Repeat the data below exactly, dropping any pictures it holds.

------------------------------------------------------------

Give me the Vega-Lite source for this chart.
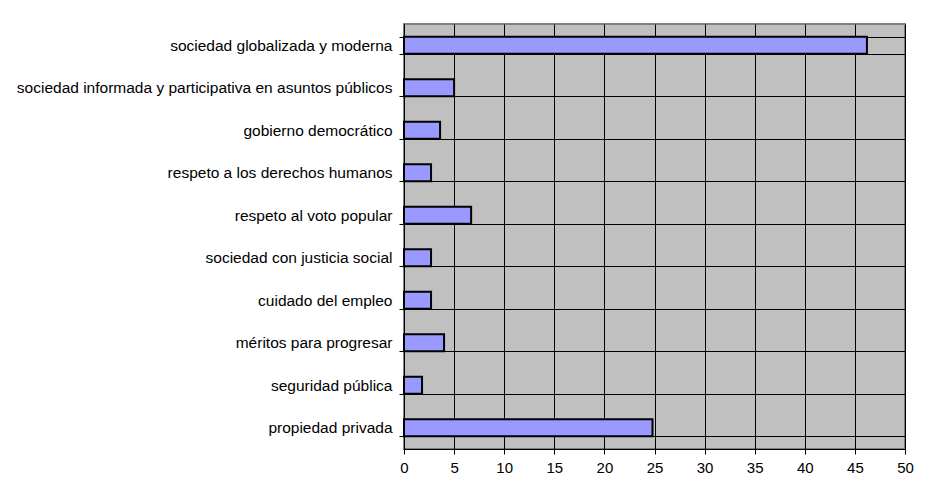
{
  "$schema": "https://vega.github.io/schema/vega-lite/v6.json",
  "autosize": "none",
  "width": 501,
  "height": 425,
  "padding": {"left": 404, "top": 24, "right": 27, "bottom": 55},
  "background": "white",
  "data": {
    "values": [
      {"categoria": "sociedad globalizada y moderna", "valor": 46.2},
      {"categoria": "sociedad informada y participativa en asuntos públicos", "valor": 5.0},
      {"categoria": "gobierno democrático", "valor": 3.6},
      {"categoria": "respeto a los derechos humanos", "valor": 2.7},
      {"categoria": "respeto al voto popular", "valor": 6.7},
      {"categoria": "sociedad con justicia social", "valor": 2.7},
      {"categoria": "cuidado del empleo", "valor": 2.7},
      {"categoria": "méritos para progresar", "valor": 4.0},
      {"categoria": "seguridad pública", "valor": 1.8},
      {"categoria": "propiedad privada", "valor": 24.8}
    ]
  },
  "mark": {"type": "bar", "fill": "#9999ff", "stroke": "#000000", "strokeWidth": 2},
  "encoding": {
    "y": {
      "field": "categoria",
      "type": "nominal",
      "sort": null,
      "scale": {"paddingInner": 0.6, "paddingOuter": 0.3},
      "axis": {
        "title": null,
        "tickBand": "extent",
        "grid": true,
        "gridColor": "#000000",
        "gridOpacity": 1,
        "gridWidth": 1,
        "domainColor": "#000000",
        "domainWidth": 1,
        "tickColor": "#000000",
        "tickSize": 5,
        "labelPadding": 7,
        "labelFont": "Liberation Sans",
        "labelFontSize": 15.5,
        "labelColor": "#000000",
        "labelLimit": 0
      }
    },
    "x": {
      "field": "valor",
      "type": "quantitative",
      "scale": {"domain": [0, 50], "nice": false},
      "axis": {
        "title": null,
        "values": [0, 5, 10, 15, 20, 25, 30, 35, 40, 45, 50],
        "grid": true,
        "gridColor": "#000000",
        "gridOpacity": 1,
        "gridWidth": 1,
        "domainColor": "#000000",
        "domainWidth": 1,
        "tickColor": "#000000",
        "tickSize": 5,
        "labelPadding": 6,
        "labelFont": "Liberation Sans",
        "labelFontSize": 15,
        "labelColor": "#000000",
        "labelFlush": false
      }
    }
  },
  "config": {
    "view": {"fill": "#c0c0c0", "stroke": "#808080", "strokeWidth": 2}
  }
}
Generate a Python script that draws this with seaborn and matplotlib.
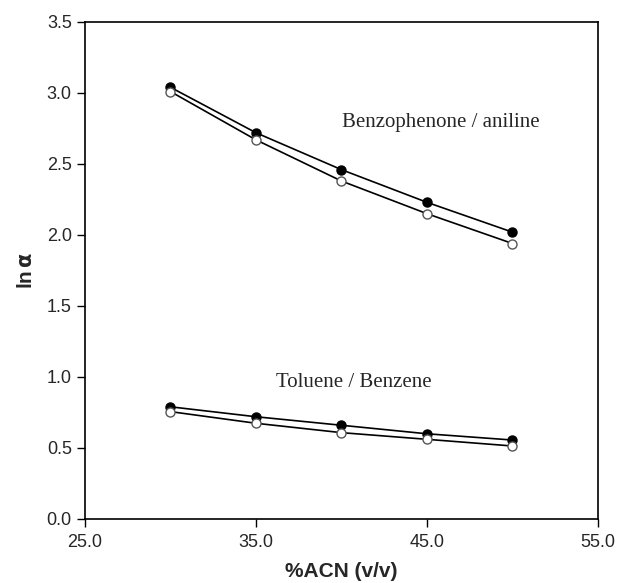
import numpy as np
import pandas as pd
import seaborn as sns
import matplotlib.pyplot as plt

# =====================
# data
# =====================
acn = [30.0, 35.0, 40.0, 45.0, 50.0]
benzo_filled = [3.04, 2.72, 2.46, 2.23, 2.02]
benzo_open = [3.01, 2.67, 2.38, 2.15, 1.94]
tol_filled = [0.79, 0.72, 0.66, 0.60, 0.556]
tol_open = [0.756, 0.674, 0.608, 0.561, 0.514]
x_ticks = [25.0, 35.0, 45.0, 55.0]
y_ticks = [0.0, 0.5, 1.0, 1.5, 2.0, 2.5, 3.0, 3.5]

series = {
    'benzo_filled': benzo_filled,
    'benzo_open': benzo_open,
    'tol_filled': tol_filled,
    'tol_open': tol_open,
}
df = pd.concat([pd.DataFrame({'acn': acn, 'ln_alpha': v, 'series': k}) for k, v in series.items()])

sns.set_style('ticks')
plt.rcParams['font.family'] = ['Liberation Sans', 'DejaVu Sans']

fig = plt.figure(figsize=(6.19, 5.83), dpi=100)
ax = fig.add_axes([0.1373, 0.1098, 0.8287, 0.8525])

for name, grp in df.groupby('series', sort=False):
    filled = name.endswith('filled')
    sns.lineplot(x='acn', y='ln_alpha', data=grp, ax=ax, color='black', lw=1.2,
                 marker='o', markersize=6.5,
                 markerfacecolor='black' if filled else 'white',
                 markeredgecolor='black' if filled else '#555555',
                 markeredgewidth=1.0, legend=False)

ax.text(45.8, 2.79, 'Benzophenone / aniline', family='Liberation Serif', fontsize=15,
        ha='center', va='center')
ax.text(40.7, 0.96, 'Toluene / Benzene', family='Liberation Serif', fontsize=15,
        ha='center', va='center')

ax.set_xlim(25, 55)
ax.set_ylim(0, 3.5)
ax.set_xticks(x_ticks)
ax.set_xticklabels(['%.1f' % t for t in x_ticks])
ax.set_yticks(y_ticks)
ax.set_yticklabels(['%.1f' % t for t in y_ticks])
ax.tick_params(axis='both', labelsize=13, length=6, width=1, direction='out', color='black')
ax.tick_params(axis='x', pad=5)
for sp in ax.spines.values():
    sp.set_linewidth(1.2)
    sp.set_color('black')

ax.set_xlabel('%ACN (v/v)', fontsize=15, fontweight='bold', labelpad=8)
ax.set_ylabel(r'ln$\,\mathbf{\alpha}$', fontsize=15, fontweight='bold', labelpad=8)

fig.savefig('out.png', dpi=100)
plt.close()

------------------------------------------------------------

Solution to this task >>
Give me the Vega-Lite source for this chart.
{
  "$schema": "https://vega.github.io/schema/vega-lite/v6.json",
  "autosize": "none",
  "width": 501,
  "height": 425,
  "padding": {"left": 404, "top": 24, "right": 27, "bottom": 55},
  "background": "white",
  "data": {
    "values": [
      {"categoria": "sociedad globalizada y moderna", "valor": 46.2},
      {"categoria": "sociedad informada y participativa en asuntos públicos", "valor": 5.0},
      {"categoria": "gobierno democrático", "valor": 3.6},
      {"categoria": "respeto a los derechos humanos", "valor": 2.7},
      {"categoria": "respeto al voto popular", "valor": 6.7},
      {"categoria": "sociedad con justicia social", "valor": 2.7},
      {"categoria": "cuidado del empleo", "valor": 2.7},
      {"categoria": "méritos para progresar", "valor": 4.0},
      {"categoria": "seguridad pública", "valor": 1.8},
      {"categoria": "propiedad privada", "valor": 24.8}
    ]
  },
  "mark": {"type": "bar", "fill": "#9999ff", "stroke": "#000000", "strokeWidth": 2},
  "encoding": {
    "y": {
      "field": "categoria",
      "type": "nominal",
      "sort": null,
      "scale": {"paddingInner": 0.6, "paddingOuter": 0.3},
      "axis": {
        "title": null,
        "tickBand": "extent",
        "grid": true,
        "gridColor": "#000000",
        "gridOpacity": 1,
        "gridWidth": 1,
        "domainColor": "#000000",
        "domainWidth": 1,
        "tickColor": "#000000",
        "tickSize": 5,
        "labelPadding": 7,
        "labelFont": "Liberation Sans",
        "labelFontSize": 15.5,
        "labelColor": "#000000",
        "labelLimit": 0
      }
    },
    "x": {
      "field": "valor",
      "type": "quantitative",
      "scale": {"domain": [0, 50], "nice": false},
      "axis": {
        "title": null,
        "values": [0, 5, 10, 15, 20, 25, 30, 35, 40, 45, 50],
        "grid": true,
        "gridColor": "#000000",
        "gridOpacity": 1,
        "gridWidth": 1,
        "domainColor": "#000000",
        "domainWidth": 1,
        "tickColor": "#000000",
        "tickSize": 5,
        "labelPadding": 6,
        "labelFont": "Liberation Sans",
        "labelFontSize": 15,
        "labelColor": "#000000",
        "labelFlush": false
      }
    }
  },
  "config": {
    "view": {"fill": "#c0c0c0", "stroke": "#808080", "strokeWidth": 2}
  }
}
Generate a Python script that draws this with seaborn and matplotlib.
import numpy as np
import pandas as pd
import seaborn as sns
import matplotlib.pyplot as plt

# =====================
# data
# =====================
acn = [30.0, 35.0, 40.0, 45.0, 50.0]
benzo_filled = [3.04, 2.72, 2.46, 2.23, 2.02]
benzo_open = [3.01, 2.67, 2.38, 2.15, 1.94]
tol_filled = [0.79, 0.72, 0.66, 0.60, 0.556]
tol_open = [0.756, 0.674, 0.608, 0.561, 0.514]
x_ticks = [25.0, 35.0, 45.0, 55.0]
y_ticks = [0.0, 0.5, 1.0, 1.5, 2.0, 2.5, 3.0, 3.5]

series = {
    'benzo_filled': benzo_filled,
    'benzo_open': benzo_open,
    'tol_filled': tol_filled,
    'tol_open': tol_open,
}
df = pd.concat([pd.DataFrame({'acn': acn, 'ln_alpha': v, 'series': k}) for k, v in series.items()])

sns.set_style('ticks')
plt.rcParams['font.family'] = ['Liberation Sans', 'DejaVu Sans']

fig = plt.figure(figsize=(6.19, 5.83), dpi=100)
ax = fig.add_axes([0.1373, 0.1098, 0.8287, 0.8525])

for name, grp in df.groupby('series', sort=False):
    filled = name.endswith('filled')
    sns.lineplot(x='acn', y='ln_alpha', data=grp, ax=ax, color='black', lw=1.2,
                 marker='o', markersize=6.5,
                 markerfacecolor='black' if filled else 'white',
                 markeredgecolor='black' if filled else '#555555',
                 markeredgewidth=1.0, legend=False)

ax.text(45.8, 2.79, 'Benzophenone / aniline', family='Liberation Serif', fontsize=15,
        ha='center', va='center')
ax.text(40.7, 0.96, 'Toluene / Benzene', family='Liberation Serif', fontsize=15,
        ha='center', va='center')

ax.set_xlim(25, 55)
ax.set_ylim(0, 3.5)
ax.set_xticks(x_ticks)
ax.set_xticklabels(['%.1f' % t for t in x_ticks])
ax.set_yticks(y_ticks)
ax.set_yticklabels(['%.1f' % t for t in y_ticks])
ax.tick_params(axis='both', labelsize=13, length=6, width=1, direction='out', color='black')
ax.tick_params(axis='x', pad=5)
for sp in ax.spines.values():
    sp.set_linewidth(1.2)
    sp.set_color('black')

ax.set_xlabel('%ACN (v/v)', fontsize=15, fontweight='bold', labelpad=8)
ax.set_ylabel(r'ln$\,\mathbf{\alpha}$', fontsize=15, fontweight='bold', labelpad=8)

fig.savefig('out.png', dpi=100)
plt.close()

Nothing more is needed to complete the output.